In Siem Reap we have two days to explore the 294 temples scattered around the city’s boundaries, including the jewel in the crown of Cambodia, Angkor Wat, visited by over 3 million tourists every year. As it turns out we only have time to visit 5, but what a memorable tour it is!
Many of the temples in this area were originally Hindu and were built over 600 years ago, but abandoned in the twelfth century due to a severe drought. Lost to the jungle for hundreds of years, they were rediscovered by a Buddhist king in the 1600’s and then Hindu gods sat side by side new statues of Buddha. Angkor Wat, the biggest of the temple complex in Siem Reap, is one of the largest religious monuments in the world originally dedicated to the Hindu god, Vishnu. It took 40,000 elephants and 400,000 people, many of them slaves who were later granted their freedom, 37 years to build, finally being completed in 1113.
In contrast with the many of the Hindu temples we visited in Southern India, the intricate carvings have lost their detail, ravaged by the jungle and by war, but It’s the scale and setting of Angkor Wat that’s impressive. Despite the thousands of tourists here, the buildings radiate an uplifting spiritual serenity. Several Monk’s sit in the inner sanctum, offering a blessing for a small donation. There is a majestic quality and the structures blend seamlessly with the surrounding woodland and lakes. We visit twice and the second time is to see the sunrise over its towers. It was worth every minute of our early rise a truly unforgettable experience.

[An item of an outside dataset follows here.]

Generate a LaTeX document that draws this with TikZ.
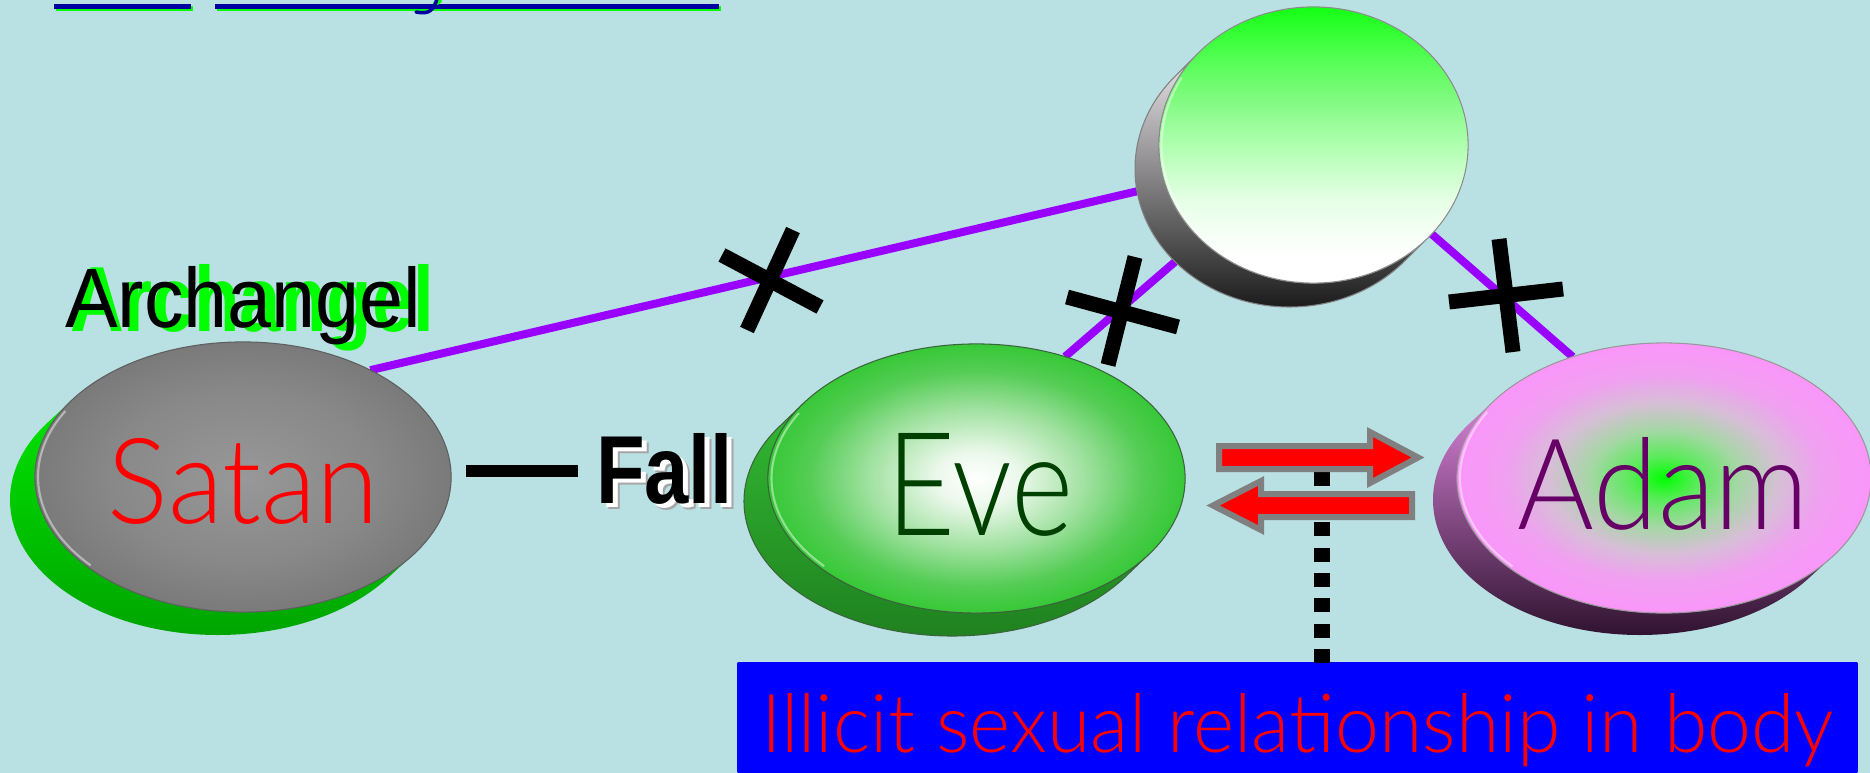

Whilst in Siem Reap we visit other temples; Baneteay Srei (also know as the Lady Temple), Angkor Thom (the great wall), the Mayon temple and Ta Prohm, the famous ‘Tomb Raider’ temple. Ta Prohm, originally a tomb for one of the great Khmer King’s mother, lay undiscovered for many years and the jungle has taken over. Huge banyan trees have cracked the immense sandstone blocks of the temple, which formed the spectacular backdrop for the film, Tomb Raider. Restoration continues and Angelina Joli, the sweetheart of the film and mother to an adopted Cambodian orphan, has donate $1 million to this project. The trees are very slowly destroying the foundations of this temple, but felling these imposing trees would result in the ancient temple crumbling. It is a race against time, history versus nature….but the effects are sight to behold.
On our final morning in Siem Reap we visit the final temple of this trip, the Mayon Temple, with its 4-sided Buddha statues. We arrive just before throngs of Chinese tourists pour in to take their thousands of selfies. It’s a hot morning and we have only visited 5 temples over the past two days. For now, we are ‘templed out’ and an afternoon by the hotel pool calls. We will just have to come back again …… there’s only another 199 left to visit!